Принципиальное отличие драматического характера от оперного героя в том, что у последнего почти никогда не бывает умственных претензий. Он поступает, как подсказывает ему чувство. А Вагнер-драматург слишком совестлив и не позволяет себе такого; его герои (таков уж оперный инстинкт Вагнера) тоже поступают, как велит им чувство, однако им приходится долго рассуждать об этом и подробно мотивировать каждый поступок. Поэтому у Вагнера очень часто чувствуешь шов — там, где сходятся драма и опера. Его злодеи (об этом уже шла речь) оттого столь омерзительны, что ведут себя как хладнокровные подлецы, нет в них ни крупицы непосредственности. Зато положительные герои очень непосредственны. Таковы Зигмунд и Зиглинда, Тристан и Изольда, Вальтер и Ева. Вотан — иное дело.

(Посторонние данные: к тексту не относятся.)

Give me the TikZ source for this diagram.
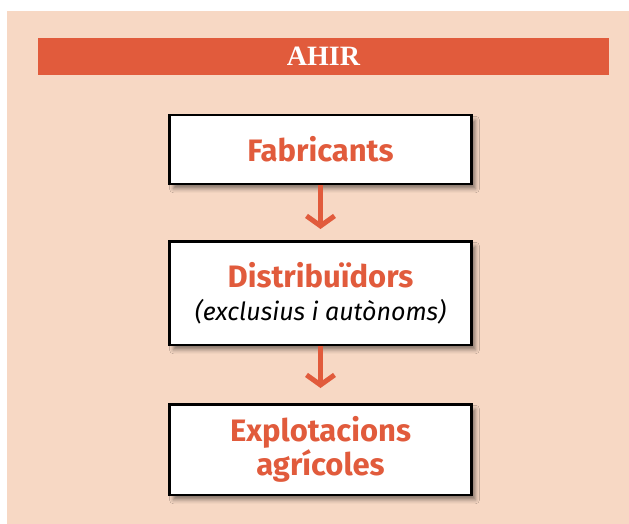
\documentclass[tikz,border=0pt]{standalone}
\usepackage{fontspec}
\setmainfont{Fira Sans}
\newfontfamily\titlefont{Liberation Serif}
\usetikzlibrary{arrows.meta,shadows.blur}

\definecolor{ahirorange}{RGB}{225,91,60}
\definecolor{ahirbg}{RGB}{247,216,196}

\tikzset{
	stepbox/.style = {draw=black, line width=2.5pt, fill=white, minimum width=302pt,
		align=center, text=ahirorange, font=\bfseries\fontsize{31}{30}\selectfont,
		blur shadow={shadow xshift=4pt, shadow yshift=-5pt, shadow blur radius=4pt, shadow opacity=45}},
	flow/.style = {draw=ahirorange, line width=5pt, -{Straight Barb[length=10pt,width=28pt]}}
}

\begin{document}
\begin{tikzpicture}[x=1pt, y=-1pt]
	\useasboundingbox (0,0) rectangle (629,524);
	\fill[ahirbg] (7,11) rectangle (629,524);
	% title bar
	\node [fill=ahirorange, minimum width=571pt, minimum height=37pt, inner sep=0pt, text=white,
		font=\titlefont\bfseries\fontsize{28}{28}\selectfont] (ahir) at (323.5,56.5) {AHIR};
	% steps
	\node [stepbox, minimum height=68.5pt] (fabricants) at (320.5,149.5) {Fabricants};
	\node [stepbox, minimum height=103.5pt] (distribuidors) at (320.5,293) {Distribuïdors\\[3pt]
		{\mdseries\itshape\color{black}\fontsize{25}{26}\selectfont (exclusius i autònoms)}};
	\node [stepbox, minimum height=90.5pt] (explotacions) at (320.5,449.5) {Explotacions\\agrícoles};
	% arrows
	\draw [flow, shorten >=11pt] (fabricants) -- (distribuidors);
	\draw [flow, shorten >=15pt] (distribuidors) -- (explotacions);
\end{tikzpicture}
\end{document}
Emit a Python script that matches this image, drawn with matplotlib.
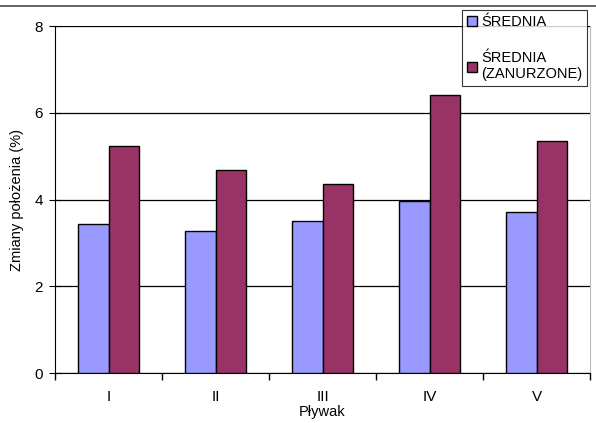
import numpy as np
import matplotlib
matplotlib.use("Agg")
import matplotlib.pyplot as plt
from matplotlib.lines import Line2D

plt.rcParams['font.family'] = ['Liberation Sans', 'DejaVu Sans']

# Mean position changes per swimmer
swimmers = ["I", "II", "III", "IV", "V"]
mean_all = [3.43, 3.28, 3.50, 3.96, 3.71]
mean_submerged = [5.23, 4.68, 4.35, 6.41, 5.35]
labels = ["ŚREDNIA", "ŚREDNIA\n(ZANURZONE)"]

fig = plt.figure(figsize=(5.96, 4.23), dpi=100)
ax = fig.add_axes([0.0923, 0.1182, 0.8977, 0.8203])

x = np.arange(len(swimmers))
w = 0.285
ax.bar(x - w / 2, mean_all, w, color="#9999FF", edgecolor="black", linewidth=1, label=labels[0], zorder=3)
ax.bar(x + w / 2, mean_submerged, w, color="#993366", edgecolor="black", linewidth=1, label=labels[1], zorder=3)

ax.set_xlim(-0.5, len(swimmers) - 0.5)
ax.set_ylim(0, 8)
ax.set_yticks([0, 2, 4, 6, 8])
ax.set_xticks(x)
ax.set_xticklabels(swimmers)
ax.set_xticks(np.arange(-0.5, len(swimmers)), minor=True)
ax.tick_params(axis="x", which="major", length=0, pad=12, labelsize=11)
ax.tick_params(axis="x", which="minor", length=5, direction="out", width=1)
ax.tick_params(axis="y", length=9, direction="inout", labelsize=11, pad=4)

ax.yaxis.grid(True, color="black", linewidth=0.9, zorder=0)
ax.set_axisbelow(True)
ax.spines["top"].set_visible(False)
ax.spines["right"].set_color("#BBBBBB")
ax.spines["left"].set_color("black")
ax.spines["bottom"].set_color("black")

ax.set_xlabel("Pływak", fontsize=10.5, labelpad=1)
ax.set_ylabel("Zmiany położenia (%)", fontsize=10.5, labelpad=8)

# top border of the chart area
fig.add_artist(Line2D([0, 1], [0.986, 0.986], transform=fig.transFigure, color="#555555", linewidth=1.3))

leg = ax.legend(loc="upper left", bbox_to_anchor=(0.775, 0.976), bbox_transform=fig.transFigure,
                fontsize=10.5, frameon=True, fancybox=False, handlelength=0.7, handleheight=0.7,
                handletextpad=0.25, labelspacing=1.5, borderpad=0.35, borderaxespad=0)
leg.get_frame().set_edgecolor("black")
leg.get_frame().set_linewidth(0.8)
leg.set_zorder(5)

fig.savefig("out.png", dpi=100)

Смятенный, уступающий темным, неразумным силам персонаж, чистое создание фантазии, Вотан расплачивается за непоследовательность сюжетной конструкции «Кольца». Бесконечные диалоги, в которых он участвует, не могут затушевать это. Когда же он царит на сцене как оперный герой — в третьем действии «Валькирии», — то держится с неподражаемым апломбом.